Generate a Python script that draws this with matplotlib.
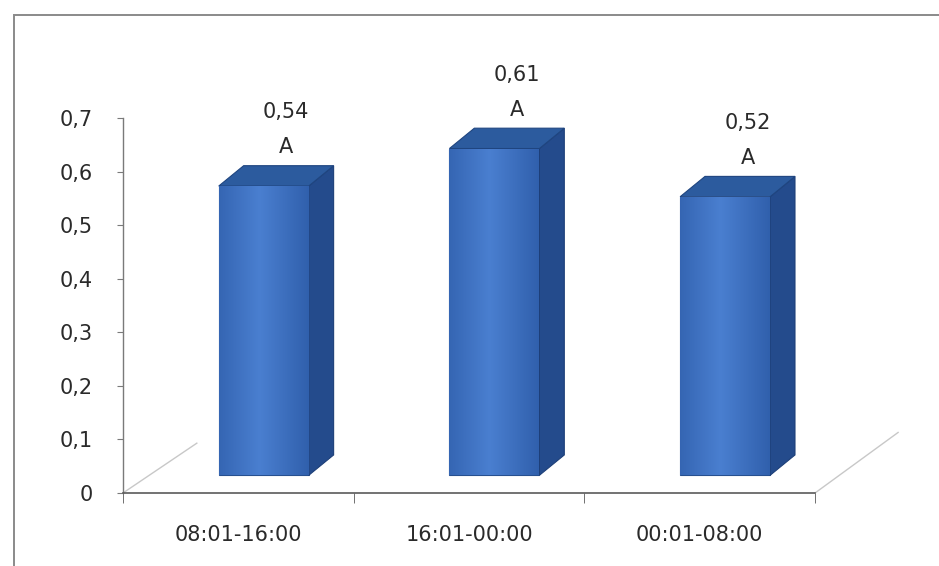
import numpy as np
import matplotlib
matplotlib.use('Agg')
import matplotlib.pyplot as plt
from matplotlib.patches import Polygon, Rectangle
from matplotlib.lines import Line2D
from matplotlib.ticker import FuncFormatter, FixedLocator

# данные
categories = ['08:01-16:00', '16:01-00:00', '00:01-08:00']
currents = [0.54, 0.61, 0.52]
value_labels = ['0,54\nA', '0,61\nA', '0,52\nA']
y_ticks = [0, 0.1, 0.2, 0.3, 0.4, 0.5, 0.6, 0.7]

# псевдо-3D параметры (в единицах осей)
bar_w = 0.39
front_off = 0.11
lift = 0.033
depth_dx = 0.108
depth_dy = 0.038

fig = plt.figure(figsize=(9.39, 5.66), dpi=100)
fig.patch.set_facecolor('white')

# рамка вокруг диаграммы (правый край за пределами картинки)
fig.add_artist(Rectangle((0.015, -0.05), 1.1, 1.0235, transform=fig.transFigure,
                         fill=False, edgecolor='#8a8a8a', linewidth=1.4))

ax = fig.add_axes([0.131, 0.129, 0.737, 0.6625])
ax.set_xlim(-0.5, 2.5)
ax.set_ylim(0, 0.7)

grad = np.linspace(0, 1, 100)
grad = 1 - np.abs(grad - 0.45) * 1.6
grad = np.tile(grad, (10, 1))
front_cmap = matplotlib.colors.LinearSegmentedColormap.from_list(
    'front', ['#2d5ca8', '#4a7fd0'])

for i, val in enumerate(currents):
    x0 = i + front_off - bar_w / 2
    x1 = x0 + bar_w
    y0 = lift
    y1 = val + lift
    # передняя грань
    face = ax.bar(i + front_off, val, width=bar_w, bottom=lift,
                  color='#3f74c4', edgecolor='#27508f', linewidth=0.8, zorder=3)[0]
    img = ax.imshow(grad, extent=(x0, x1, y0, y1), cmap=front_cmap, aspect='auto',
                    zorder=3.5, vmin=0, vmax=1)
    img.set_clip_path(face)
    # боковая грань
    side = Polygon([(x1, y0), (x1 + depth_dx, y0 + depth_dy),
                    (x1 + depth_dx, y1 + depth_dy), (x1, y1)],
                   closed=True, facecolor='#244b8c', edgecolor='#1d3f78',
                   linewidth=0.8, zorder=3)
    ax.add_patch(side)
    # верхняя грань
    top = Polygon([(x0, y1), (x0 + depth_dx, y1 + depth_dy),
                   (x1 + depth_dx, y1 + depth_dy), (x1, y1)],
                  closed=True, facecolor='#2c5b9e', edgecolor='#1f4580',
                  linewidth=0.8, zorder=3, clip_on=False)
    ax.add_patch(top)
    ax.annotate(value_labels[i], (i + front_off + depth_dx * 0.9, y1 + depth_dy),
                xytext=(0, 6), textcoords='offset points', ha='center', va='bottom',
                fontsize=15, color='#2a2a2a', linespacing=1.95, annotation_clip=False)

# линии "пола"
ax.add_line(Line2D([-0.5, -0.18], [0, 0.093], color='#c8c8c8', linewidth=1, clip_on=False))
ax.add_line(Line2D([2.5, 2.86], [0, 0.113], color='#c8c8c8', linewidth=1, clip_on=False))

# оси
for s in ['top', 'right']:
    ax.spines[s].set_visible(False)
ax.spines['left'].set_color('#7a7a7a')
ax.spines['bottom'].set_color('#5a5a5a')
ax.spines['left'].set_linewidth(1)
ax.spines['bottom'].set_linewidth(1.2)

ax.set_yticks(y_ticks)
ax.yaxis.set_major_formatter(FuncFormatter(lambda v, p: f'{v:.1f}'.replace('.', ',') if v else '0'))
ax.tick_params(axis='y', length=4, color='#7a7a7a', pad=18, labelsize=15, labelcolor='#2a2a2a')

ax.set_xticks(range(len(categories)))
ax.set_xticklabels(categories)
ax.xaxis.set_minor_locator(FixedLocator([-0.5, 0.5, 1.5, 2.5]))
ax.tick_params(axis='x', which='major', length=0, pad=23, labelsize=15, labelcolor='#2a2a2a')
ax.tick_params(axis='x', which='minor', length=7, color='#5a5a5a')

ax.set_facecolor('none')

plt.savefig('out.png', dpi=100)
plt.close()
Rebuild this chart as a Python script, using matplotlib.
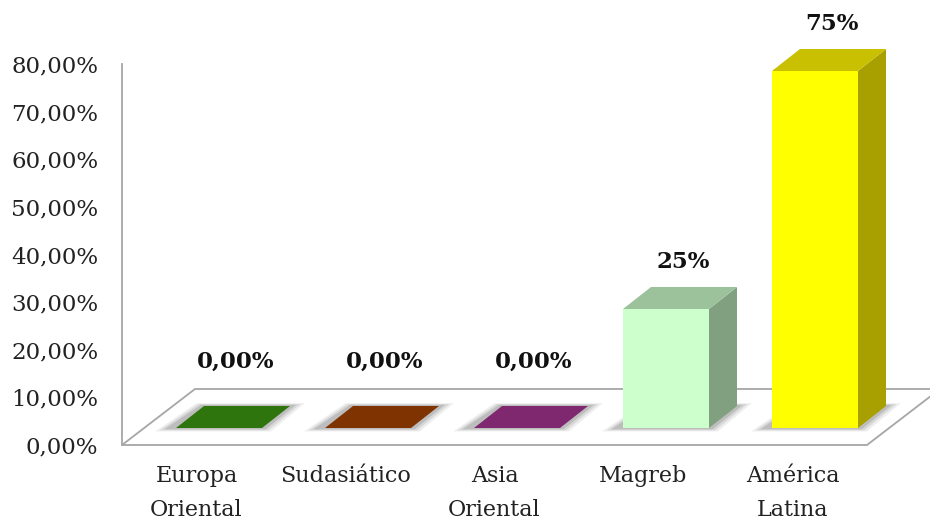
import matplotlib
matplotlib.use('Agg')
import matplotlib.pyplot as plt
from matplotlib.patches import Polygon

# data
categories = ['Europa\nOriental', 'Sudasiático', 'Asia\nOriental', 'Magreb', 'América\nLatina']
values = [0, 0, 0, 25, 75]
value_labels = ['0,00%', '0,00%', '0,00%', '25%', '75%']
front_colors = ['#2E750E', '#7F3300', '#7F2870', '#CCFFCC', '#FFFF00']
top_colors = ['#2E750E', '#7F3300', '#7F2870', '#9BC29B', '#C8C000']
side_colors = ['#2E750E', '#7F3300', '#7F2870', '#80A080', '#A8A000']
yticks = [0, 10, 20, 30, 40, 50, 60, 70, 80]
ytick_labels = ['0,00%', '10,00%', '20,00%', '30,00%', '40,00%', '50,00%', '60,00%', '70,00%', '80,00%']

plt.rcParams['font.family'] = ['DejaVu Serif']

fig = plt.figure(figsize=(9.3, 5.2), dpi=100)
ax = fig.add_axes([122 / 930, 75 / 520, 808 / 930, 445 / 520])
ax.set_xlim(-0.5, -0.5 + 808 / 149)
ax.set_ylim(0, 445 / 4.76)
for s in ax.spines.values():
    s.set_visible(False)
ax.set_xticks([])
ax.set_yticks(yticks)
ax.set_yticklabels(ytick_labels, fontsize=16.5, color='#222222')
ax.tick_params(axis='y', length=0, pad=17)

# fake 3d geometry (data units)
n = len(categories)
bar_w = 86 / 149
ddx, ddy = 28 / 149, 22 / 4.76        # bar depth
fdx, fdy = 73 / 149, 56 / 4.76        # floor depth
offx, offy = (fdx - ddx) / 2, (fdy - ddy) / 2
edge = '#A6A6A6'

# floor and axis line
floor = Polygon([(-0.5, 0), (n - 0.5, 0), (n - 0.5 + fdx, fdy), (-0.5 + fdx, fdy)],
                closed=True, facecolor='white', edgecolor=edge, lw=1.3, clip_on=False)
ax.add_patch(floor)
ax.plot([-0.5, -0.5], [0, 80], color=edge, lw=1.3, clip_on=False)

for i, v in enumerate(values):
    x0 = i - bar_w / 2 + offx
    y0 = offy
    # soft shadow around the base
    for k, a in zip([0.10, 0.07, 0.04], [0.10, 0.15, 0.22]):
        sx, sy = k, k * 12
        shadow = Polygon([(x0 - sx - 0.04, y0 - sy * 0.6), (x0 + bar_w + sx * 0.6, y0 - sy * 0.6),
                          (x0 + bar_w + ddx + sx, y0 + ddy + sy * 0.5), (x0 + ddx - sx * 0.5, y0 + ddy + sy * 0.5)],
                         closed=True, facecolor='#606060', alpha=a, lw=0)
        ax.add_patch(shadow)
    if v > 0:
        side = Polygon([(x0 + bar_w, y0), (x0 + bar_w + ddx, y0 + ddy),
                        (x0 + bar_w + ddx, y0 + v + ddy), (x0 + bar_w, y0 + v)],
                       closed=True, facecolor=side_colors[i], lw=0)
        ax.add_patch(side)
        ax.add_patch(plt.Rectangle((x0, y0), bar_w, v, facecolor=front_colors[i], lw=0))
    top = Polygon([(x0, y0 + v), (x0 + bar_w, y0 + v), (x0 + bar_w + ddx, y0 + v + ddy),
                   (x0 + ddx, y0 + v + ddy)], closed=True, facecolor=top_colors[i], lw=0)
    ax.add_patch(top)
    lab_y = y0 + v + ddy / 2 + (5.2 if v > 0 else 9.2)
    ax.text(i + offx + ddx / 2 + 0.02, lab_y, value_labels[i], ha='center', va='bottom',
            fontsize=16.5, fontweight='bold', color='#111111')
    ax.text(i, -4.2, categories[i], ha='center', va='top', fontsize=16,
            color='#222222', linespacing=1.7)

fig.savefig('out.png', dpi=100)
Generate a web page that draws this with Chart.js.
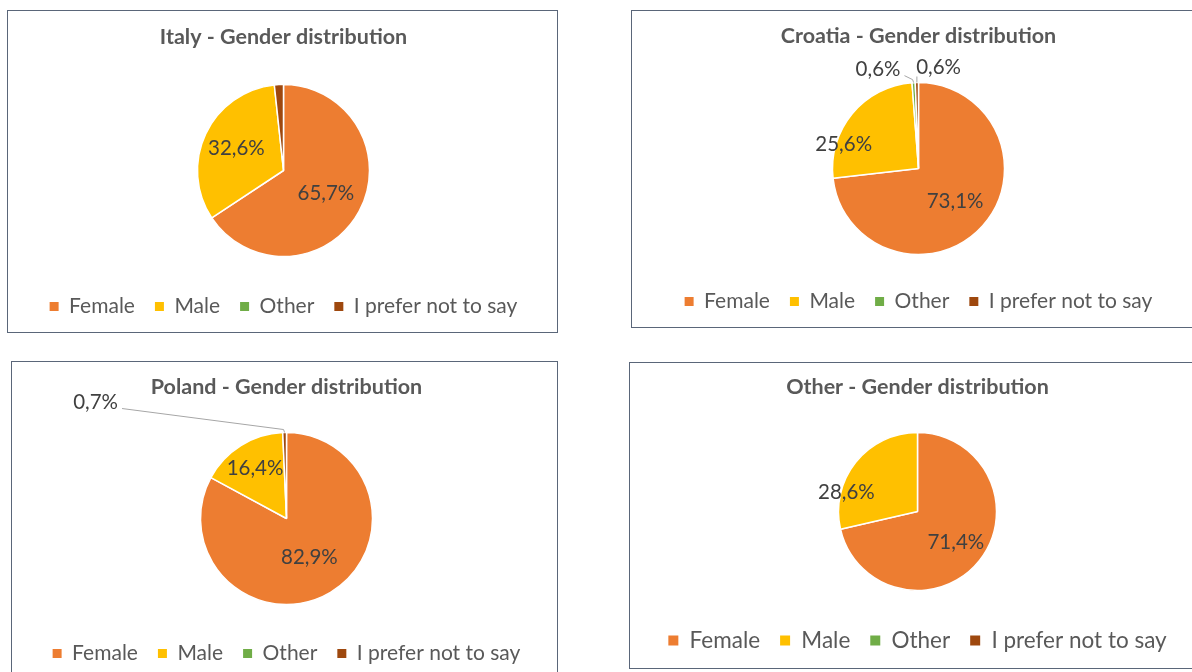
<!DOCTYPE html>
<html><head><meta charset="utf-8">
<script src="https://cdn.jsdelivr.net/npm/chart.js@4.4.0/dist/chart.umd.min.js"></script>
<style>
html,body{margin:0;padding:0;background:#fff;overflow:hidden;width:1192px;height:672px;position:relative;}
.box{position:absolute;border:1.5px solid #5a6679;box-sizing:border-box;}
canvas{position:absolute;}
</style></head><body>
<div id="stage"></div>
<script>
// ---- data ----
const categories = ['Female', 'Male', 'Other', 'I prefer not to say'];
const chartTitles = ['Italy - Gender distribution', 'Croatia - Gender distribution', 'Poland - Gender distribution', 'Other - Gender distribution'];
const italyValues = [65.7, 32.6, 0, 1.7];
const croatiaValues = [73.1, 25.6, 0.6, 0.6];
const polandValues = [82.9, 16.4, 0, 0.7];
const otherValues = [71.4, 28.6, 0, 0];
const sliceColors = ['#ED7D31', '#FFC000', '#70AD47', '#9E480E'];

// ---- layout / style ----
const FONT = 'Lato';
Chart.defaults.font.family = FONT;
const panels = [
  {values: italyValues, title: chartTitles[0], box: [7, 10, 551, 323], cx: 283, cy: 170, r: 86, titleY: 37, legendY: 306, legendFs: 21, labelFs: 20.5,
   factor: [0.56, 0.605], shift: [[0, 0], [0, 0]], outside: {}},
  {values: croatiaValues, title: chartTitles[1], box: [631, 10, 575, 318], cx: 918, cy: 168, r: 86, titleY: 36, legendY: 301, legendFs: 21, labelFs: 20.5,
   factor: [0.57, 0.6], shift: [[0, 0], [-35, 8.6]], outside: {2: [-35.6, -13], 3: [21.7, -15]}},
  {values: polandValues, title: chartTitles[2], box: [11, 361, 547, 320], cx: 286, cy: 518, r: 86, titleY: 387, legendY: 653, legendFs: 21, labelFs: 20.5,
   factor: [0.52, 0.69], shift: [[0, 0], [0, 0]], outside: {3: [-189, -30]}},
  {values: otherValues, title: chartTitles[3], box: [629, 362, 575, 307], cx: 917, cy: 511, r: 79, titleY: 387, legendY: 640, legendFs: 22.5, labelFs: 20.5,
   factor: [0.62, 0.6], shift: [[0, 0], [-34, 10.5]], outside: {}}
];
const TITLE_FS = 21.5, LEGEND_PAD = 20;

const pieLabels = {
  id: 'pieLabels',
  afterDatasetsDraw(chart, args, opts) {
    const ctx = chart.ctx;
    const meta = chart.getDatasetMeta(0);
    const vals = chart.data.datasets[0].data;
    ctx.save();
    ctx.font = opts.fs + 'px ' + FONT;
    ctx.fillStyle = '#404040';
    ctx.textAlign = 'center';
    ctx.textBaseline = 'middle';
    meta.data.forEach((arc, i) => {
      const v = vals[i];
      if (!v) return;
      const p = arc.getProps(['x', 'y', 'startAngle', 'endAngle', 'outerRadius'], true);
      const mid = (p.startAngle + p.endAngle) / 2;
      const txt = v.toFixed(1).replace('.', ',') + '%';
      const out = opts.outside[i];
      if (out) {
        const ax = p.x + Math.cos(mid) * p.outerRadius, ay = p.y + Math.sin(mid) * p.outerRadius;
        const lx = ax + out[0], ly = ay + out[1];
        const w = ctx.measureText(txt).width;
        ctx.strokeStyle = '#A6A6A6';
        ctx.lineWidth = 1;
        ctx.beginPath();
        ctx.moveTo(ax, ay);
        if (lx + w / 2 < ax) {
          ctx.lineTo(ax - 1, ay - 3);
          ctx.lineTo(lx + w / 2 + 4, ly + 6);
        } else {
          ctx.lineTo(ax, ly + 9);
        }
        ctx.stroke();
        ctx.fillText(txt, lx, ly);
      } else if (opts.factor[i] !== undefined) {
        const f = opts.factor[i], s = opts.shift[i] || [0, 0];
        ctx.fillText(txt, p.x + Math.cos(mid) * p.outerRadius * f + s[0], p.y + Math.sin(mid) * p.outerRadius * f + s[1]);
      }
    });
    ctx.restore();
  }
};

const stage = document.getElementById('stage');
panels.forEach((pn, k) => {
  const [bx, by, bw, bh] = pn.box;
  const box = document.createElement('div');
  box.className = 'box';
  Object.assign(box.style, {left: bx + 'px', top: by + 'px', width: bw + 'px', height: bh + 'px'});
  stage.appendChild(box);

  const W = bw - 4, H = bh - 3;
  const ctop = by + 1.5, cbot = ctop + H;
  const cv = document.createElement('canvas');
  cv.width = W; cv.height = H;
  Object.assign(cv.style, {left: (pn.cx - W / 2) + 'px', top: ctop + 'px', width: W + 'px', height: H + 'px'});
  stage.appendChild(cv);

  const titleLH = TITLE_FS * 1.2;
  const ptTop = pn.titleY - ctop - titleLH / 2;
  const padB = cbot - pn.legendY - 10 - pn.legendFs / 2;
  const legendTop = cbot - padB - (pn.legendFs + LEGEND_PAD + 10);
  const pb = 2 * pn.cy - legendTop - (ctop + ptTop + titleLH);

  new Chart(cv, {
    type: 'pie',
    data: {
      labels: categories,
      datasets: [{data: pn.values, backgroundColor: sliceColors, borderColor: '#ffffff', borderWidth: 1.5, radius: pn.r}]
    },
    options: {
      responsive: false,
      animation: false,
      devicePixelRatio: 1,
      events: [],
      layout: {padding: {top: 0, left: 0, right: 0, bottom: padB}},
      plugins: {
        tooltip: {enabled: false},
        title: {display: true, text: pn.title, color: '#595959', font: {size: TITLE_FS, weight: 'bold', family: FONT}, padding: {top: ptTop, bottom: pb}},
        legend: {
          position: 'bottom',
          labels: {
            color: '#595959', font: {size: pn.legendFs, family: FONT}, boxWidth: pn.legendFs > 21 ? 10 : 9, boxHeight: pn.legendFs > 21 ? 10 : 9, padding: LEGEND_PAD,
            generateLabels: (chart) => Chart.overrides.pie.plugins.legend.labels.generateLabels(chart).map(l => Object.assign(l, {lineWidth: 0, strokeStyle: 'rgba(0,0,0,0)', hidden: false}))
          }
        },
        pieLabels: {fs: pn.labelFs, factor: pn.factor, shift: pn.shift, outside: pn.outside}
      }
    },
    plugins: [pieLabels]
  });
});
</script>
</body></html>
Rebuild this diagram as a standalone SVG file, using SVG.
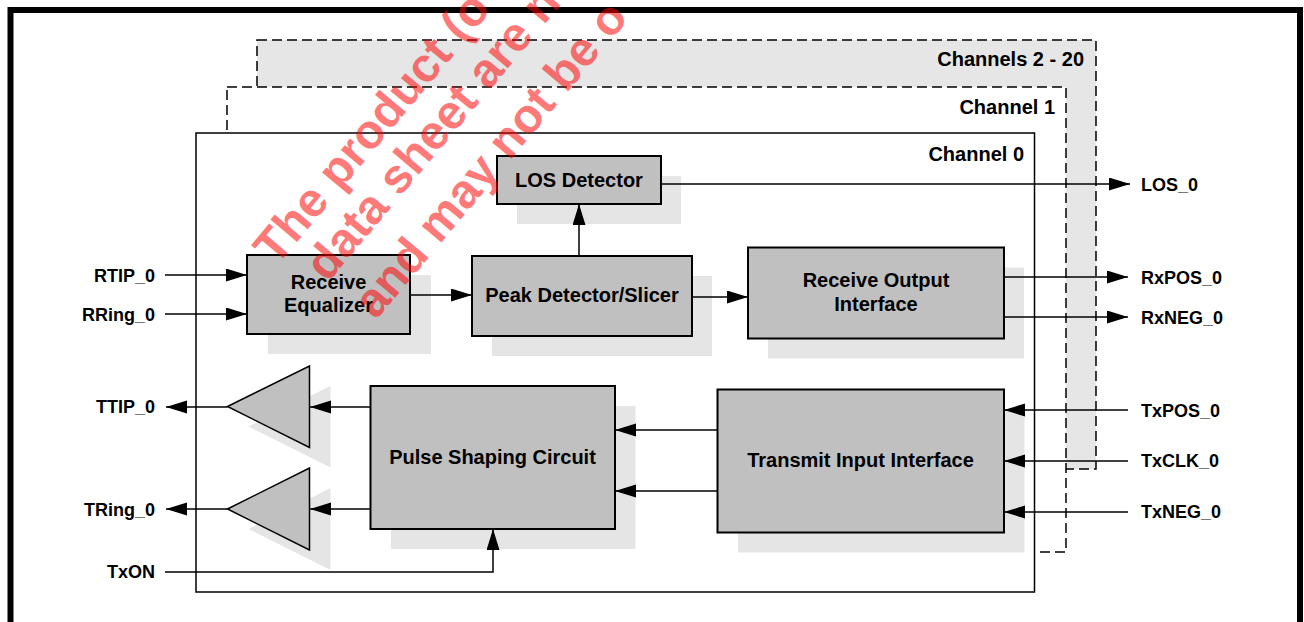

· · · · · · ·

**Task requirements:**
Repeat word for word the lines above, from the first entry through the line containing "from matplotlib.ticker import", with both ends kept and the pictures dropped.

**The reply:**
Generate a Python script that draws this with matplotlib.
import numpy as np
import matplotlib
matplotlib.use('Agg')
import matplotlib.pyplot as plt
from matplotlib.patches import Polygon, Rectangle
from matplotlib.lines import Line2D
from matplotlib.ticker import FuncFormatter, FixedLocator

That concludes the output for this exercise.